Mary Anne Hartigan Schrank ’59 (center), is shown here with some of the Peace Corps recruits on the day President Kennedy was assassinated. With her are students Elizabeth Koch ’64, who went to Nigeria (left), and Maureen McCudden ’64, who went to Costa Rica (right).
Memories of the Day JFK Died
By Mary Anne Hartigan Schrank ’59
Alumna Mary Anne Hartigan Schrank ’59 recently shared with us her memories of the day President John F. Kennedy was shot—53 years ago today.
November 22, 1963, was a dazzling autumn day at Georgian Court University in Lakewood, New Jersey, where I was an associate professor of classical languages, advisor to the college newspaper and yearbook, and recruiter of young idealists for the newly rolled out and very exciting Peace Corps.

The Trenton Times had called . . . a telephone interview and request that I and several of our Peace Corps candidates assemble for a photograph shortly after noon on November 22. The photographer who’d been sent was posing us on the piano bench in the gorgeous Gould Mansion. Our New Jersey Sisters of Mercy, still semi-cloistered, had only recently received minimal TV privileges . . . news after meals in the salon, for example. The music professor, Sister Mary Sheila , brilliant, funny, and somewhat high-strung, suddenly ran screaming through the hall, “The president’s been shot!” I assumed our head, Sister Mary Pierre , and gave no thought to President Kennedy until the photographer whipped off one or two shots and fairly flew out of the Mansion, dragging his hastily assembled gear through the never-trod-upon garden beds to his clunker on the far side of the circle. Aspirants and I were invited to join the nuns in their lounge to watch the initial confused, and then horribly accurate, reporting—culminating with a shocked and devastated Walter Cronkite glancing at the clock and informing the nation, “President Kennedy died at 1:00 p.m. Central Standard Time, two o’clock Eastern Standard Time.” I believe he added, “about 30 minutes ago.”

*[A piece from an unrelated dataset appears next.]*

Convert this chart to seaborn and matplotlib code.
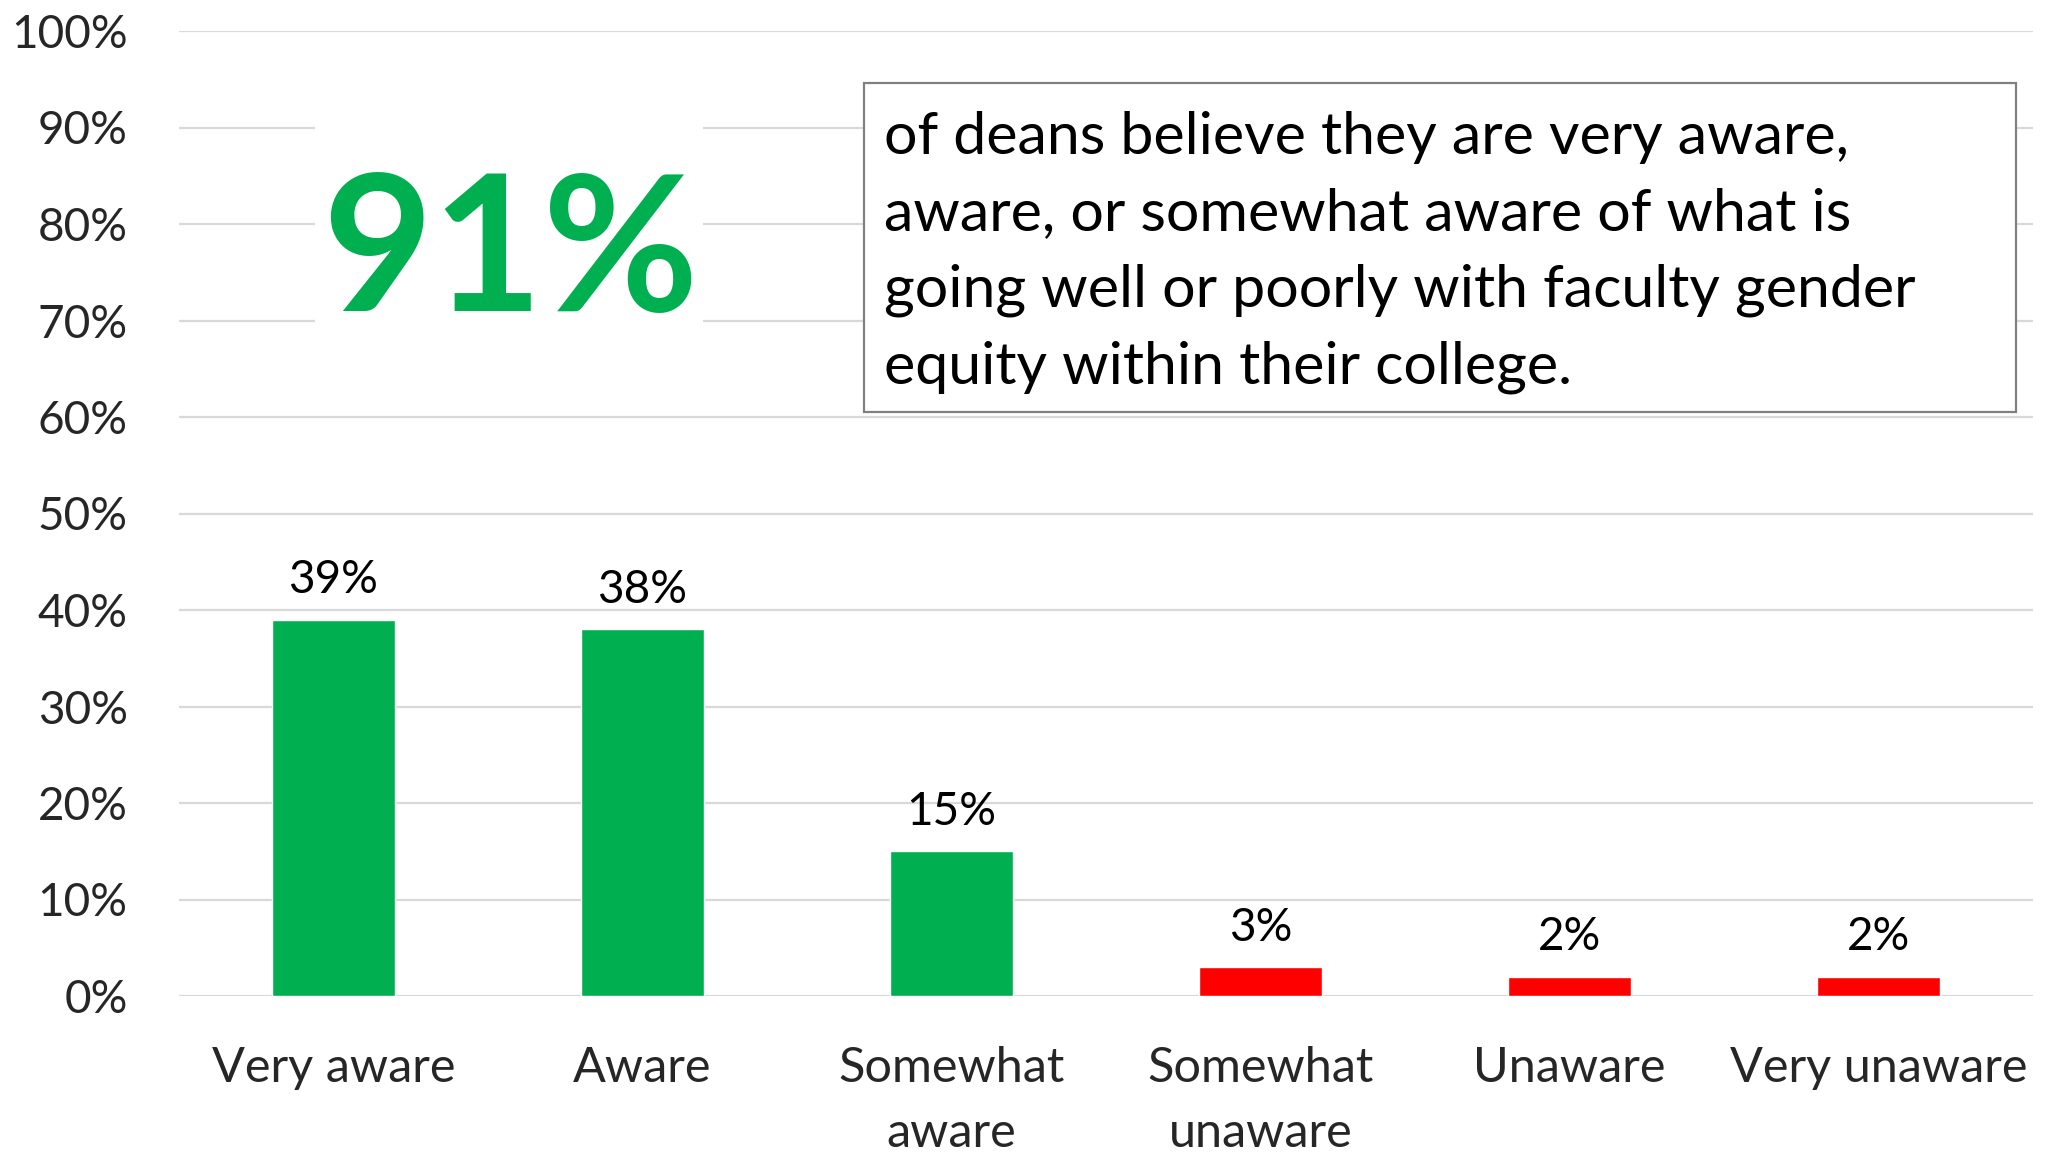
import matplotlib
matplotlib.use("Agg")
import matplotlib.pyplot as plt
from matplotlib.patches import Rectangle
import seaborn as sns
import pandas as pd

# Survey responses: deans' awareness of faculty gender equity issues
categories = ["Very aware", "Aware", "Somewhat\naware", "Somewhat\nunaware", "Unaware", "Very unaware"]
values = [39, 38, 15, 3, 2, 2]
bar_colors = ["#00B050", "#00B050", "#00B050", "#FF0000", "#FF0000", "#FF0000"]
ytick_values = [0, 10, 20, 30, 40, 50, 60, 70, 80, 90, 100]
ytick_labels = [f"{v}%" for v in ytick_values]
headline = "91%"
callout = ("of deans believe they are very aware,\n"
           "aware, or somewhat aware of what is\n"
           "going well or poorly with faculty gender\n"
           "equity within their college.")

sns.set_theme(style="white")
plt.rcParams["font.family"] = ["Lato", "DejaVu Sans"]

W, H = 2049, 1154
fig = plt.figure(figsize=(W / 100, H / 100), dpi=100)


def fx(px):
    return px / W


def fy(py):
    return 1 - py / H


ax = fig.add_axes([fx(179), fy(996), fx(2033) - fx(179), fy(31) - fy(996)])

df = pd.DataFrame({"category": categories, "value": values})
sns.barplot(data=df, x="category", y="value", hue="category",
            palette=dict(zip(categories, bar_colors)), legend=False,
            width=0.4, saturation=1, ax=ax, zorder=2)

ax.set_xlim(-0.5, len(categories) - 0.5)
ax.set_ylim(0, 100)
ax.set_yticks(ytick_values)
ax.set_yticklabels(ytick_labels)
ax.set_xlabel("")
ax.set_ylabel("")
ax.yaxis.grid(True, color="#D9D9D9", linewidth=1.6)
ax.xaxis.grid(False)
ax.set_axisbelow(True)
for s in ax.spines.values():
    s.set_visible(False)
ax.tick_params(axis="y", length=0, pad=37, labelsize=33)
ax.tick_params(axis="x", length=0, pad=36, labelsize=35)
for lbl in ax.get_xticklabels():
    lbl.set_linespacing(1.57)

# Value labels above each bar
for i, v in enumerate(values):
    ax.annotate(f"{v}%", xy=(i, v), xytext=(0, 19), textcoords="offset points",
                ha="center", va="baseline", fontsize=33, color="black")

# White panel behind the headline figure
ax.add_patch(Rectangle((fx(315), fy(345)), fx(703) - fx(315), fy(105) - fy(345),
                       transform=fig.transFigure, facecolor="white",
                       edgecolor="none", zorder=1))
fig.text(fx(510), fy(311), headline, ha="center", va="baseline",
         fontsize=137, fontweight="bold", color="#00B050", zorder=5)

# Callout box
ax.add_patch(Rectangle((fx(864), fy(412)), fx(2016) - fx(864), fy(83) - fy(412),
                       transform=fig.transFigure, facecolor="white",
                       edgecolor="#808080", linewidth=1.6, zorder=1,
                       clip_on=False))
fig.text(fx(884), fy(111), callout, ha="left", va="top",
         fontsize=42.6, linespacing=1.54, color="black", zorder=5)

fig.savefig("out.png", dpi=100, facecolor="white")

I don’t have to tell you that classes were cancelled; life was cancelled that afternoon. I’ve no recollection of jumping in my VW Bug and driving 75 miles to 116th and Clermont Avenue, to the apartment I’d sublet that summer while doing doctoral work at Columbia and where I was to spend the weekend and catch up with its rightful lessees—one, like me, a GCU alumna. My first memory after Uncle Walter’s announcement was arriving simultaneously with my fiancé, who’d rushed from Albany. We couldn’t speak; for hours, we and our friends, Europeans, stared in stunned silence at a tiny black and white TV. After dark, we needed food, human beings. We walked to 125th and Broadway, nodding, accepting empathetic nods in return, as though at a massive wake, and climbed the stairs to the train to Times Square.

Perhaps we dined; perhaps we drank; I’ve no recall. We joined the throng, a New Year’s Eve-sized crowd devoid of merrymakers, all there for one reason, I suspect: to touch each other, to assure ourselves, to be assured, that though earth’s tectonic plate had shifted that afternoon, we’d be okay if we but held on to each other, that this was some horrible anomaly. Every window in that huge square had managed to acquire an iconic Camelot image: JFK at work or sailing; Caroline peeking from under his White House desk; Jack and Jackie at their wedding, or on Inauguration Day, or wowing Berlin; or Jack, Jackie, and the children . . . enlarged, framed, draped in bunting. We walked from one to the other, as though on a pilgrimage. Say it isn’t so!
The most lasting impression, the one that will be with me until I die, is the pin-drop silence. I felt as though I’d gone suddenly deaf, but in truth, New York City had been rendered speechless.
Early in the morning, we and our hosts returned to Harlem. The remainder of the weekend, indeed of the following weeks, blurs: shock, grief, innuendo, accusations, mystery, another killing, a funeral on TV from Washington and Arlington, a magnificent Mass with orchestra and voice in full throttle in the Casino . . . and the absolute belief that nothing would ever be the same again!